### Set task
The listing below should be printed exactly, every line of it. Skip the pictures.

### Dataset content
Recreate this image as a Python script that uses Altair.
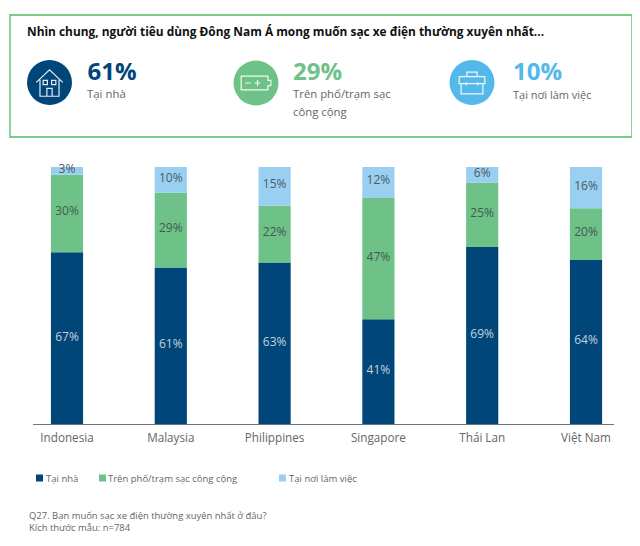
import altair as alt
import pandas as pd

countries = ["Indonesia", "Malaysia", "Philippines", "Singapore", "Thái Lan", "Việt Nam"]
home = [67, 61, 63, 41, 69, 64]
public = [30, 29, 22, 47, 25, 20]
work = [3, 10, 15, 12, 6, 16]
series_names = ["Tại nhà", "Trên phố/trạm sạc công cộng", "Tại nơi làm việc"]
series_values = [home, public, work]
colors = ["#004679", "#6fc287", "#99d0f2"]
label_colors = ["#c4d2de", "#3f5a50", "#4d5a62"]
FONT = "Open Sans"

rows = []
for name, vals in zip(series_names, series_values):
    for c, v in zip(countries, vals):
        rows.append({"country": c, "series": name, "value": v, "label": f"{v}%"})
df = pd.DataFrame(rows)
df["order"] = df["series"].map({n: i for i, n in enumerate(series_names)})

W, H = 640, 546
OX, OY = 8, 8
def px(v): return alt.value(v - OX)
def py(v): return alt.value(v - OY)

x_scale = alt.Scale(domain=countries, range=[67 - 51.9 - OX, 586 + 51.9 - OX], paddingInner=0.69, paddingOuter=0.345)
y_scale = alt.Scale(domain=[0, 100], range=[425 - OY, 167 - OY], nice=False)

base = alt.Chart(df)
bars = base.mark_bar(clip=False).encode(
    x=alt.X("country:N", scale=x_scale, sort=countries, axis=None),
    y=alt.Y("sum(value):Q", scale=y_scale, stack="zero", axis=None),
    color=alt.Color("series:N", scale=alt.Scale(domain=series_names, range=colors), legend=None),
    order=alt.Order("order:Q"),
)

# data labels: one layer per series so each can take its own text colour
label_layers = []
stacked = base.transform_stack(
    stack="value", as_=["v0", "v1"], groupby=["country"], sort=[alt.SortField("order")]
).transform_calculate(mid="(datum.v0+datum.v1)/2")
for name, lc in zip(series_names, label_colors):
    label_layers.append(
        stacked.transform_filter(alt.datum.series == name).mark_text(
            font=FONT, fontSize=12, dy=-2, color=lc
        ).encode(
            x=alt.X("country:N", scale=x_scale, sort=countries, axis=None),
            y=alt.Y("mid:Q", scale=y_scale, axis=None),
            text="label:N",
        )
    )

country_labels = alt.Chart(pd.DataFrame({"country": countries})).mark_text(
    font=FONT, fontSize=11.7, color="#666666", baseline="alphabetic"
).encode(
    x=alt.X("country:N", scale=x_scale, sort=countries, axis=None),
    y=py(441.5),
    text="country:N",
)
axis_line = alt.Chart(pd.DataFrame({"a": [0]})).mark_rule(color="#6b7480", strokeWidth=1.2).encode(
    x=px(33), x2=px(614), y=py(424.5))

def text(t, x, y, size=12, color="#666666", weight="normal", align="left"):
    return alt.Chart(pd.DataFrame({"t": [t]})).mark_text(
        font=FONT, fontSize=size, color=color, fontWeight=weight, align=align, baseline="alphabetic"
    ).encode(x=px(x), y=py(y), text="t:N")

frame = alt.Chart(pd.DataFrame({"a": [0]})).mark_rect(
    fill="white", stroke="#4dbd66", strokeWidth=1.3
).encode(x=px(10), x2=px(632), y=py(15), y2=py(137))

def circle(x, y, d, color):
    return alt.Chart(pd.DataFrame({"a": [0]})).mark_point(
        filled=True, color=color, opacity=1, size=d * d, shape="circle"
    ).encode(x=px(x), y=py(y))

def icon(path, x, y, s):
    return alt.Chart(pd.DataFrame({"a": [0]})).mark_point(
        shape=path, filled=False, color="white", opacity=0.9, size=s, strokeWidth=1.2
    ).encode(x=px(x), y=py(y))

# icon glyphs: shape paths in Vega's unit square
house = ("M-1,-0.05 L0,-1 L1,-0.05 M-0.72,-0.25 L-0.72,1 L0.72,1 L0.72,-0.25 "
         "M-0.2,1 L-0.2,0.4 L0.2,0.4 L0.2,1 "
         "M-0.48,-0.2 L-0.16,-0.2 L-0.16,0.12 L-0.48,0.12 Z M0.16,-0.2 L0.48,-0.2 L0.48,0.12 L0.16,0.12 Z")
battery = ("M-1,-0.47 L0.8,-0.47 L0.8,-0.18 L1,-0.18 L1,0.18 L0.8,0.18 L0.8,0.47 L-1,0.47 Z "
           "M-0.72,0 L-0.35,0 M-0.1,0 L0.3,0 M0.1,-0.2 L0.1,0.2")
case = ("M-1,-0.5 L1,-0.5 L1,0.05 L-1,0.05 Z M-0.85,0.05 L-0.85,0.85 L0.85,0.85 L0.85,0.05 "
        "M-0.4,-0.5 L-0.4,-0.85 L0.4,-0.85 L0.4,-0.5 "
        "M-0.45,-0.08 L-0.45,0.2 M0.45,-0.08 L0.45,0.2")

layers = [
    frame,
    text("Nhìn chung, người tiêu dùng Đông Nam Á mong muốn sạc xe điện thường xuyên nhất...", 27, 36, 11.88, "#111111", "bold"),
    circle(49.5, 82.5, 45, "#004679"), icon(house, 49.5, 83, 700),
    circle(256, 83, 45, "#6fc287"), icon(battery, 256, 83, 880),
    circle(472, 82.5, 45, "#53b8ea"), icon(case, 472, 83, 660),
    text("61%", 87.5, 80, 24, "#004679", "bold"),
    text("Tại nhà", 87, 98, 11.4, "#666666"),
    text("29%", 293, 80, 24, "#6fc287", "bold"),
    text("Trên phố/trạm sạc", 293, 98, 11.35, "#666666"),
    text("công cộng", 293, 116, 11.35, "#666666"),
    text("10%", 513, 80, 24, "#53b8ea", "bold"),
    text("Tại nơi làm việc", 513, 99, 11, "#666666"),
    bars, *label_layers, axis_line, country_labels,
]
# legend swatches and labels
for name, col, sx, tx in zip(series_names, colors, [36, 99, 279], [46, 108, 289]):
    layers.append(alt.Chart(pd.DataFrame({"a": [0]})).mark_rect(color=col).encode(
        x=px(sx), x2=px(sx + 7), y=py(474.5), y2=py(481.5)))
    layers.append(text(name, tx, 481.5, 9.5, "#666666"))
layers.append(text("Q27. Bạn muốn sạc xe điện thường xuyên nhất ở đâu?", 29, 519, 9.45, "#666666"))
layers.append(text("Kích thước mẫu: n=784", 29, 531, 9.45, "#666666"))

chart = alt.layer(*layers).properties(
    width=W - 16, height=H - 16,
    autosize=alt.AutoSizeParams(type="none"), padding=0,
).configure_view(stroke=None)
chart.save("out.html", embed_options={"renderer": "svg", "actions": False})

### Response to the task
Recreate this image as a Python script that uses Altair.
import altair as alt
import pandas as pd

countries = ["Indonesia", "Malaysia", "Philippines", "Singapore", "Thái Lan", "Việt Nam"]
home = [67, 61, 63, 41, 69, 64]
public = [30, 29, 22, 47, 25, 20]
work = [3, 10, 15, 12, 6, 16]
series_names = ["Tại nhà", "Trên phố/trạm sạc công cộng", "Tại nơi làm việc"]
series_values = [home, public, work]
colors = ["#004679", "#6fc287", "#99d0f2"]
label_colors = ["#c4d2de", "#3f5a50", "#4d5a62"]
FONT = "Open Sans"

rows = []
for name, vals in zip(series_names, series_values):
    for c, v in zip(countries, vals):
        rows.append({"country": c, "series": name, "value": v, "label": f"{v}%"})
df = pd.DataFrame(rows)
df["order"] = df["series"].map({n: i for i, n in enumerate(series_names)})

W, H = 640, 546
OX, OY = 8, 8
def px(v): return alt.value(v - OX)
def py(v): return alt.value(v - OY)

x_scale = alt.Scale(domain=countries, range=[67 - 51.9 - OX, 586 + 51.9 - OX], paddingInner=0.69, paddingOuter=0.345)
y_scale = alt.Scale(domain=[0, 100], range=[425 - OY, 167 - OY], nice=False)

base = alt.Chart(df)
bars = base.mark_bar(clip=False).encode(
    x=alt.X("country:N", scale=x_scale, sort=countries, axis=None),
    y=alt.Y("sum(value):Q", scale=y_scale, stack="zero", axis=None),
    color=alt.Color("series:N", scale=alt.Scale(domain=series_names, range=colors), legend=None),
    order=alt.Order("order:Q"),
)

# data labels: one layer per series so each can take its own text colour
label_layers = []
stacked = base.transform_stack(
    stack="value", as_=["v0", "v1"], groupby=["country"], sort=[alt.SortField("order")]
).transform_calculate(mid="(datum.v0+datum.v1)/2")
for name, lc in zip(series_names, label_colors):
    label_layers.append(
        stacked.transform_filter(alt.datum.series == name).mark_text(
            font=FONT, fontSize=12, dy=-2, color=lc
        ).encode(
            x=alt.X("country:N", scale=x_scale, sort=countries, axis=None),
            y=alt.Y("mid:Q", scale=y_scale, axis=None),
            text="label:N",
        )
    )

country_labels = alt.Chart(pd.DataFrame({"country": countries})).mark_text(
    font=FONT, fontSize=11.7, color="#666666", baseline="alphabetic"
).encode(
    x=alt.X("country:N", scale=x_scale, sort=countries, axis=None),
    y=py(441.5),
    text="country:N",
)
axis_line = alt.Chart(pd.DataFrame({"a": [0]})).mark_rule(color="#6b7480", strokeWidth=1.2).encode(
    x=px(33), x2=px(614), y=py(424.5))

def text(t, x, y, size=12, color="#666666", weight="normal", align="left"):
    return alt.Chart(pd.DataFrame({"t": [t]})).mark_text(
        font=FONT, fontSize=size, color=color, fontWeight=weight, align=align, baseline="alphabetic"
    ).encode(x=px(x), y=py(y), text="t:N")

frame = alt.Chart(pd.DataFrame({"a": [0]})).mark_rect(
    fill="white", stroke="#4dbd66", strokeWidth=1.3
).encode(x=px(10), x2=px(632), y=py(15), y2=py(137))

def circle(x, y, d, color):
    return alt.Chart(pd.DataFrame({"a": [0]})).mark_point(
        filled=True, color=color, opacity=1, size=d * d, shape="circle"
    ).encode(x=px(x), y=py(y))

def icon(path, x, y, s):
    return alt.Chart(pd.DataFrame({"a": [0]})).mark_point(
        shape=path, filled=False, color="white", opacity=0.9, size=s, strokeWidth=1.2
    ).encode(x=px(x), y=py(y))

# icon glyphs: shape paths in Vega's unit square
house = ("M-1,-0.05 L0,-1 L1,-0.05 M-0.72,-0.25 L-0.72,1 L0.72,1 L0.72,-0.25 "
         "M-0.2,1 L-0.2,0.4 L0.2,0.4 L0.2,1 "
         "M-0.48,-0.2 L-0.16,-0.2 L-0.16,0.12 L-0.48,0.12 Z M0.16,-0.2 L0.48,-0.2 L0.48,0.12 L0.16,0.12 Z")
battery = ("M-1,-0.47 L0.8,-0.47 L0.8,-0.18 L1,-0.18 L1,0.18 L0.8,0.18 L0.8,0.47 L-1,0.47 Z "
           "M-0.72,0 L-0.35,0 M-0.1,0 L0.3,0 M0.1,-0.2 L0.1,0.2")
case = ("M-1,-0.5 L1,-0.5 L1,0.05 L-1,0.05 Z M-0.85,0.05 L-0.85,0.85 L0.85,0.85 L0.85,0.05 "
        "M-0.4,-0.5 L-0.4,-0.85 L0.4,-0.85 L0.4,-0.5 "
        "M-0.45,-0.08 L-0.45,0.2 M0.45,-0.08 L0.45,0.2")

layers = [
    frame,
    text("Nhìn chung, người tiêu dùng Đông Nam Á mong muốn sạc xe điện thường xuyên nhất...", 27, 36, 11.88, "#111111", "bold"),
    circle(49.5, 82.5, 45, "#004679"), icon(house, 49.5, 83, 700),
    circle(256, 83, 45, "#6fc287"), icon(battery, 256, 83, 880),
    circle(472, 82.5, 45, "#53b8ea"), icon(case, 472, 83, 660),
    text("61%", 87.5, 80, 24, "#004679", "bold"),
    text("Tại nhà", 87, 98, 11.4, "#666666"),
    text("29%", 293, 80, 24, "#6fc287", "bold"),
    text("Trên phố/trạm sạc", 293, 98, 11.35, "#666666"),
    text("công cộng", 293, 116, 11.35, "#666666"),
    text("10%", 513, 80, 24, "#53b8ea", "bold"),
    text("Tại nơi làm việc", 513, 99, 11, "#666666"),
    bars, *label_layers, axis_line, country_labels,
]
# legend swatches and labels
for name, col, sx, tx in zip(series_names, colors, [36, 99, 279], [46, 108, 289]):
    layers.append(alt.Chart(pd.DataFrame({"a": [0]})).mark_rect(color=col).encode(
        x=px(sx), x2=px(sx + 7), y=py(474.5), y2=py(481.5)))
    layers.append(text(name, tx, 481.5, 9.5, "#666666"))
layers.append(text("Q27. Bạn muốn sạc xe điện thường xuyên nhất ở đâu?", 29, 519, 9.45, "#666666"))
layers.append(text("Kích thước mẫu: n=784", 29, 531, 9.45, "#666666"))

chart = alt.layer(*layers).properties(
    width=W - 16, height=H - 16,
    autosize=alt.AutoSizeParams(type="none"), padding=0,
).configure_view(stroke=None)
chart.save("out.html", embed_options={"renderer": "svg", "actions": False})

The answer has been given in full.